Segregated Witness, abbreviated as SegWit, is a solution that, in a simplistic way, is only recommended for the feature of increasing Bitcoin’s scalability and reducing its cost.
This, however, is its least significant benefit: as you can read in the developers’ discussion, the benefits have been listed in order of importance:
- Malleability Fixes
- Linear scaling of sighash operations
- Signing of input values
- Increased security for multisig via pay-to-script-hash (P2SH)
- Script versioning
- Reducing UTXO growth
- Efficiency gains when not verifying signatures
- Block capacity/size increase
- Moving towards a single combined block limit
The “Block capacity/size increase” benefit is only in eighth place, as the main improvement is the Malleability Fixes, which permanently solves the problem of transaction malleability, offering efficiency and security to:
- Wallets that keep track of spent bitcoins;
- Anyone who spends unconfirmed transactions;
- Lightning Network;
- Anyone who uses the blockchain and smart contracts.
The “Script versioning” is also very interesting for developers. It allows introducing some changes to Bitcoin’s consensus.
If we want to focus on the best known element, i.e. increasing the capacity and size of blocks, and reducing transaction costs, we need to look into some purely technical aspects of how Bitcoin operates.
Bitcoin as a store of value
For financial reasons, Satoshi Nakamoto – when he created Bitcoin – chose to set a limit and then “check” mathematically the number of BTCs that were created each year. Actually every four years, that’s when the number of BTCs created is halved.
Bitcoin – in the mind of its creator – had to be a store of value, and in fact, it does have all the characteristics: it is an asset scarce in nature, with a very expensive and complex production and with a predetermined and immutable monetary supply.
In terms of code, bitcoin has been designed so as not to be subject to inflation because the algorithm, which previously produced 50 coins every 10 minutes, now creates 12.5 due to a process called halving.
Every 4 years this reward is halved and will continue so until it reaches a value equal to one Satoshi, or one hundred millionth of a bitcoin.
Since the number of BTCs created per block is fixed and only halves every four years, it is essential to check with some precision the number of blocks created each year. From the very beginning, it has been decided to make sure that only one block is created and added to the blockchain every 10 minutes or so.

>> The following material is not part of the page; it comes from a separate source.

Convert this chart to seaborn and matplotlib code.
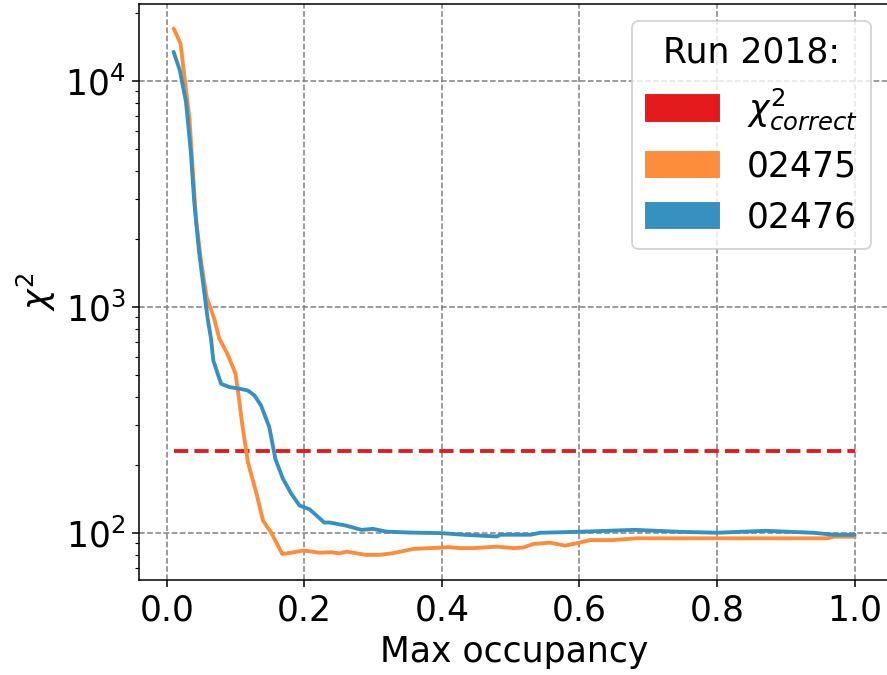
import numpy as np
import pandas as pd
import matplotlib
matplotlib.use("Agg")
import matplotlib.pyplot as plt
from matplotlib.patches import Patch
import seaborn as sns

# ---- data ----
x_02475 = [0.01, 0.02, 0.033, 0.0425, 0.05, 0.058, 0.069, 0.0765, 0.088, 0.1, 0.105, 0.11,
           0.118, 0.13, 0.14, 0.152, 0.168, 0.18, 0.198, 0.205, 0.222, 0.24, 0.251, 0.261,
           0.29, 0.309, 0.329, 0.358, 0.40, 0.41, 0.426, 0.445, 0.48, 0.504, 0.518, 0.533,
           0.557, 0.579, 0.60, 0.615, 0.649, 0.683, 0.75, 0.80, 0.96, 0.97, 1.0]
y_02475 = [17000, 14600, 6800, 2450, 1580, 1100, 885, 721, 620, 506, 392, 298,
           205, 151, 113, 100, 80.5, 81.5, 83.4, 83, 81.6, 82, 81, 82.5,
           79.8, 79.8, 81.2, 84.8, 86, 86.4, 85.5, 85.5, 86.8, 85.5, 86, 89.2,
           90.4, 87.7, 90.4, 92.8, 92.8, 94.5, 94.5, 94.5, 94.5, 96.1, 96.1]

x_02476 = [0.01, 0.019, 0.028, 0.035, 0.040, 0.047, 0.057, 0.0595, 0.0644, 0.0677, 0.079,
           0.091, 0.1056, 0.1178, 0.1275, 0.137, 0.149, 0.158, 0.169, 0.181, 0.193, 0.2076,
           0.229, 0.237, 0.261, 0.283, 0.30, 0.319, 0.353, 0.40, 0.431, 0.48, 0.485, 0.529,
           0.543, 0.60, 0.68, 0.745, 0.80, 0.87, 0.94, 0.97, 1.0]
y_02476 = [13400, 11100, 8050, 4840, 2900, 1745, 1014, 885, 721, 578, 456,
           441, 434, 426, 405, 366, 294, 212, 173, 149, 132, 127,
           111, 111, 107.5, 103, 104, 101.2, 100.2, 99.6, 98, 96.3, 98, 98,
           100, 101, 103, 101, 100, 102, 100, 98, 98]

chi2_x = [0.01, 1.0]
chi2_y = [231, 231]

runs = ["02475", "02476"]
colors = {"chi2": "#e41a1c", "02475": "#fd8d3c", "02476": "#3690c0"}
legend_title = "Run 2018:"
chi2_label = r"$\chi^2_{correct}$"

df = pd.concat([
    pd.DataFrame({"x": x_02475, "y": y_02475, "run": "02475"}),
    pd.DataFrame({"x": x_02476, "y": y_02476, "run": "02476"}),
], ignore_index=True)
df_chi = pd.DataFrame({"x": chi2_x, "y": chi2_y})

# ---- plot ----
sns.set_style("ticks")
FS = 18
plt.rcParams.update({
    "font.family": ["DejaVu Sans"],
    "font.size": FS,
    "mathtext.fontset": "dejavusans",
    "text.color": "black",
    "axes.labelcolor": "black",
    "xtick.color": "black",
    "ytick.color": "black",
    "axes.edgecolor": "black",
})

dpi = 138.6
fig = plt.figure(figsize=(887 / dpi, 675 / dpi), dpi=dpi)
W, H = 887.0, 675.0
ax = fig.add_axes([139.3 / W, 1 - 580 / H, (888.6 - 139.3) / W, (580 - 4) / H])

sns.lineplot(data=df_chi, x="x", y="y", ax=ax, color=colors["chi2"], lw=2,
             linestyle="--", zorder=3)
sns.lineplot(data=df, x="x", y="y", hue="run", palette=colors, hue_order=runs,
             ax=ax, lw=2, sort=False, legend=False, estimator=None, zorder=4)

ax.set_yscale("log")
ax.set_xlim(-0.0399, 1.0495)
ax.set_ylim(10 ** 1.791, 10 ** 4.339)
ax.set_xticks([0.0, 0.2, 0.4, 0.6, 0.8, 1.0])
ax.set_xticklabels(["0.0", "0.2", "0.4", "0.6", "0.8", "1.0"])
ax.tick_params(axis="both", which="major", labelsize=FS, length=3.5, width=0.8,
               colors="black")
ax.tick_params(axis="y", which="minor", length=2, width=0.6, colors="black")

ax.grid(True, which="major", linestyle="--", color="#808080", lw=0.8)
ax.set_axisbelow(True)

ax.set_xlabel("Max occupancy", fontsize=FS, color="black")
ax.set_ylabel(r"$\chi^2$", fontsize=FS, color="black")

for s in ax.spines.values():
    s.set_linewidth(0.8)
    s.set_color("black")

handles = [Patch(facecolor=colors["chi2"], edgecolor=colors["chi2"], label=chi2_label),
           Patch(facecolor=colors["02475"], edgecolor=colors["02475"], label="02475"),
           Patch(facecolor=colors["02476"], edgecolor=colors["02476"], label="02476")]
leg = ax.legend(handles=handles, title=legend_title, loc="upper right",
                fontsize=FS, title_fontsize=FS, handlelength=2.1, handleheight=0.75,
                frameon=True, fancybox=True, framealpha=0.8)
leg.get_frame().set_edgecolor("#cccccc")
for t in leg.get_texts():
    t.set_color("black")
leg.get_title().set_color("black")

fig.savefig("out.png", dpi=dpi)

These blocks cannot be larger than 1 MB, otherwise, the blockchain would become too heavy: adding 1 MB every 10 minutes is equivalent to adding 144 MB per day, or more than 52 GB per year.
This maximum fixed size meant that there could be no more than 2,000 transactions per block. In order for transactions to be validated, they must be placed in a block added to the blockchain, this limit prevented to validate more than 2,000 transactions every 10 minutes.
Not being able to increase the size of the block, the solution to increase the number of transactions was to reduce the weight of individual transactions so that there could be more than 3,000 in each block.
The solution chosen was to segregate some information on individual transactions outside the blocks, so as to minimize the weight of information recorded on the blockchain.
In particular, with SegWit a transaction is divided into 2 segments, removing the unlocking signature (the “witness”) from the portion that is recorded on the blockchain and adding it at the bottom as a separate structure. The original section records the data of the sender and the recipient on the blockchain, while the scripts and signatures remain in the other section.
The digital signature accounts for about 65% of the weight in a transaction, so SegWit actually increases the 1 MB block size limit to just under 4 MB.
Segregated Witness – as a soft fork – was first presented by Pieter Wuille in December 2015 at the second edition of the Scaling Bitcoin workshop in Hong Kong.
Parallel to the development of SegWit, a political and ideological war broke out in the community, and it came to a clash between some companies and Bitcoin miners, led by Bitmain CEO Jihan Wu, determined to implement a hard fork to increase the block size limit to 2 megabytes.
On the Bitcoin Core Slack channel, developer Luke Dashjr decided to continue with the idea of a SegWit UASF – user activated soft fork – regardless of what the rest of the Bitcoin ecosystem would do.
This “intolerant minority” managed to prevail and for this reason on August 1st, 2017 the “Bitcoin Independence Day” was declared.
The adoption and full introduction occurred on August 23rd, 2017. Despite requiring special wallets, it is still compatible with the previous version of the protocol without SegWit, so to date, you can add both SegWit transactions and transactions without SegWit on the blockchain. The former are lighter, so they have lower costs, while the latter are the same as before.
The lower cost is due to the fact that the bytes registered on the blockchain are less, since the cost of a transaction depends, albeit indirectly, on the number of bytes.
It should be noted that SegWit transactions are now almost half of those that are added on the blockchain, as several exchanges and BTC exchange services have updated their wallets implementing this new solution.